In the appeals court, however, Campbell argued that he still had the right to cancel the first offer from Southland because the buy-sell agreement gave him the right to withdraw at any time before the “options” — with an s! — had been exercised by the corporation or minority shareholders. Because the other two shareholders had yet to weigh in when Partridge made her offer, Campbell still had the right to withdraw, he argued.

The court disagreed. The court found that Partridge’s offer satisfied the overarching point of the buy-sell agreement, even if the process wasn’t followed literally to the letter. The court also found that Campbell’s interpretation would have the “unintended, absurd” result of allowing one minority shareholder to block the other two by merely not responding by the deadline.
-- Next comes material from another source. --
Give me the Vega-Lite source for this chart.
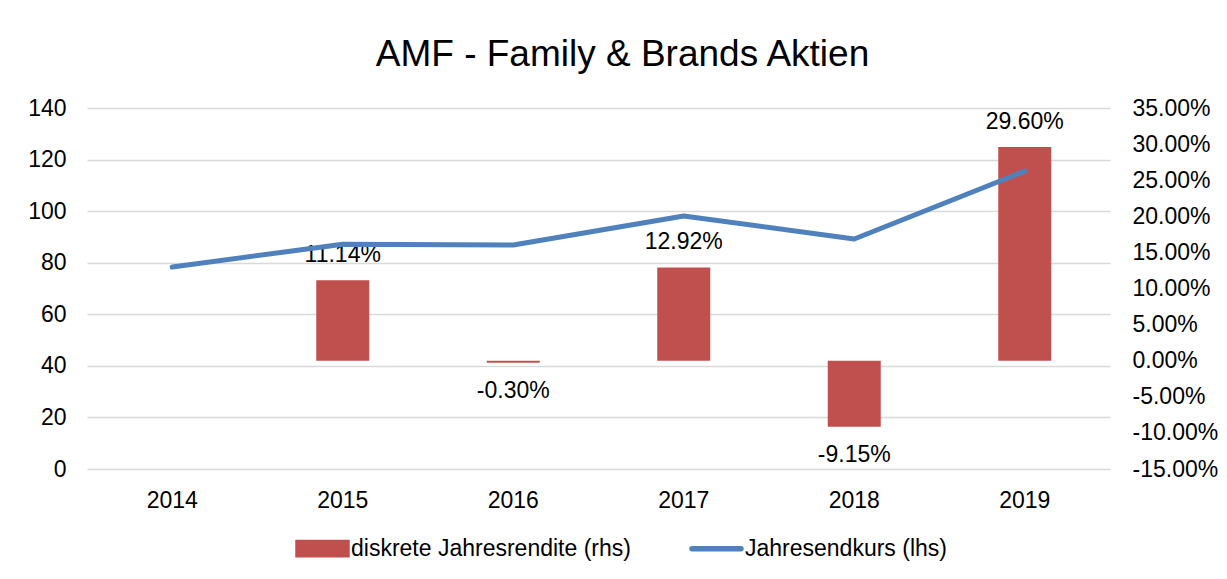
{
  "$schema": "https://vega.github.io/schema/vega-lite/v6.json",
  "width": 1023,
  "height": 361,
  "autosize": {"type": "none"},
  "padding": {"left": 87, "top": 108, "right": 117, "bottom": 110},
  "background": "white",
  "config": {
    "font": "Liberation Sans",
    "view": {"stroke": null},
    "locale": {"number": {"decimal": ".", "thousands": ",", "grouping": [3], "currency": ["", ""], "minus": "-"}},
    "axis": {"labelFont": "Liberation Sans", "labelFontSize": 23, "labelColor": "#000000", "ticks": false, "domain": false, "title": null}
  },
  "title": {
    "text": "AMF - Family & Brands Aktien",
    "fontSize": 37,
    "fontWeight": "normal",
    "font": "Liberation Sans",
    "color": "#000000",
    "anchor": "middle",
    "frame": "group",
    "dx": 24,
    "baseline": "alphabetic",
    "offset": -6
  },
  "data": {
    "values": [
      {"year": "2014", "kurs": 78.3, "rendite": null},
      {"year": "2015", "kurs": 87.2, "rendite": 0.1114},
      {"year": "2016", "kurs": 86.9, "rendite": -0.003},
      {"year": "2017", "kurs": 98.1, "rendite": 0.1292},
      {"year": "2018", "kurs": 89.2, "rendite": -0.0915},
      {"year": "2019", "kurs": 115.5, "rendite": 0.296}
    ]
  },
  "encoding": {
    "x": {
      "field": "year",
      "type": "ordinal",
      "scale": {"paddingInner": 0, "paddingOuter": 0},
      "axis": {"labelAngle": 0, "labelPadding": 20, "grid": false}
    }
  },
  "layer": [
    {
      "encoding": {
        "y": {
          "field": "rendite",
          "type": "quantitative",
          "scale": {"domain": [-0.15, 0.35], "nice": false, "zero": false},
          "axis": {"orient": "right", "format": ".2%", "values": [-0.15, -0.1, -0.05, 0, 0.05, 0.1, 0.15, 0.2, 0.25, 0.3, 0.35], "grid": false, "labelPadding": 22, "labelAlign": "left"}
        }
      },
      "layer": [
        {
          "transform": [{"filter": "datum.rendite != null"}],
          "mark": {"type": "bar", "size": 53, "color": "#C0504D"},
          "encoding": {
            "color": {
              "datum": "diskrete Jahresrendite (rhs)",
              "scale": {"domain": ["diskrete Jahresrendite (rhs)", "Jahresendkurs (lhs)"], "range": ["#C0504D", "#4F81BD"]},
              "legend": {
                "orient": "none",
                "direction": "horizontal",
                "legendX": 208,
                "legendY": 413,
                "title": null,
                "labelFont": "Liberation Sans",
                "labelFontSize": 23,
                "labelColor": "#000000",
                "labelLimit": 500,
                "labelOffset": 1,
                "columnPadding": 50,
                "symbolSize": 2400,
                "symbolStrokeWidth": 5.5,
                "encode": {
                  "symbols": {
                    "update": {
                      "shape": {"signal": "datum.value === 'Jahresendkurs (lhs)' ? 'M-1,0L1,0M-1,-0.25M-1,0.25' : 'M-1,-0.25L1,-0.25L1,0.25L-1,0.25Z'"},
                      "fill": {"signal": "datum.value === 'Jahresendkurs (lhs)' ? 'transparent' : '#C0504D'"},
                      "stroke": {"signal": "datum.value === 'Jahresendkurs (lhs)' ? '#4F81BD' : 'transparent'"},
                      "strokeWidth": {"value": 5.5},
                      "strokeCap": {"value": "round"},
                      "opacity": {"value": 1}
                    }
                  }
                }
              }
            }
          }
        },
        {
          "transform": [{"filter": "datum.rendite != null && datum.rendite >= 0"}],
          "mark": {"type": "text", "fontSize": 23, "color": "#000000", "baseline": "middle", "dy": -25, "font": "Liberation Sans"},
          "encoding": {"text": {"field": "rendite", "type": "quantitative", "format": ".2%"}}
        },
        {
          "transform": [{"filter": "datum.rendite != null && datum.rendite < 0"}],
          "mark": {"type": "text", "fontSize": 23, "color": "#000000", "baseline": "middle", "dy": 28, "font": "Liberation Sans"},
          "encoding": {"text": {"field": "rendite", "type": "quantitative", "format": ".2%"}}
        }
      ]
    },
    {
      "mark": {"type": "line", "strokeWidth": 5, "strokeCap": "round", "strokeJoin": "round"},
      "encoding": {
        "y": {
          "field": "kurs",
          "type": "quantitative",
          "scale": {"domain": [0, 140], "nice": false},
          "axis": {"orient": "left", "values": [0, 20, 40, 60, 80, 100, 120, 140], "grid": true, "gridColor": "#D9D9D9", "gridWidth": 1.5, "labelPadding": 21}
        },
        "color": {"datum": "Jahresendkurs (lhs)"}
      }
    }
  ],
  "resolve": {"scale": {"y": "independent"}}
}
“We would be exalting form over substance were we to hold that [Partridge’s] acceptance did not create an enforceable contract merely because [fellow minority shareholders] Parker and Grand-Jean had not yet exercised their options to purchase their pro rata share,” the court wrote.

Hatching new law firms?

We already incubate tech startups. How about law firms?

That’s one new idea that is emerging in response to a new report from the California State Bar’s task force on admissions reform. A draft of the task force’s report started circulating in late March, and it addresses a hot topic: With a fast-shrinking pool of legal jobs and crushing debt loads for new law school graduates, should the bar require practical skills training before admission so that new members have some hope at building a successful firm or solo practice?
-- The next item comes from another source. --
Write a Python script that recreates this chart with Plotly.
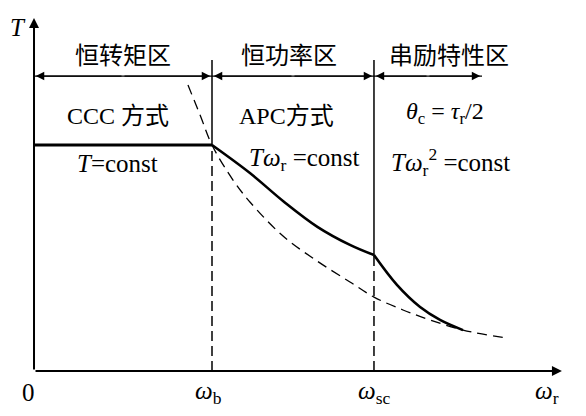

So far, the task force has answered in the affirmative. It has suggested a three-step process. One would be 15 units of coursework after the first year of law school focused on practical skills, or else a six-month bar-approved clerkship that serves the same function. Then, either pre- or post-admission to the bar, the graduate would need to put in 50 hours of pro bono services (or “in the field” experience with a licensed practitioner). And finally, there’d be 10 hours of post-admission MCLE hours for new graduates above and beyond those required for older bar members.

The requirements could start to take effect as early as 2015.

“We have no illusions that the State Bar can fashion a new, more practice-oriented training regimen overnight or prescribe exactly what it must look like in every detail. But we are confident that the Bar can establish a regulatory framework that will provide a structure for the organic evolution and growth of such a system,” the task force wrote.

So where are law students and graduates going to turn for all of this additional training? That’s still very much an open question. At least two incubator-style centers have sprung up, one associated with the Thomas Jefferson School of Law in San Diego and another with California Western School of Law. In general, the idea is to provide affordable legal services to low-income clients while giving recent graduates practical experience.

“When the recession began, right off the bat, around 30,000 law jobs vanished,” said Steven Lehat, a Newport Beach attorney who testified before the task force and owns Law Business World, which offers crash courses in the business of running a firm for new lawyers. “Statistically, I can tell you right now that only about 56 percent of law grads are employed by law jobs nine months after graduation.”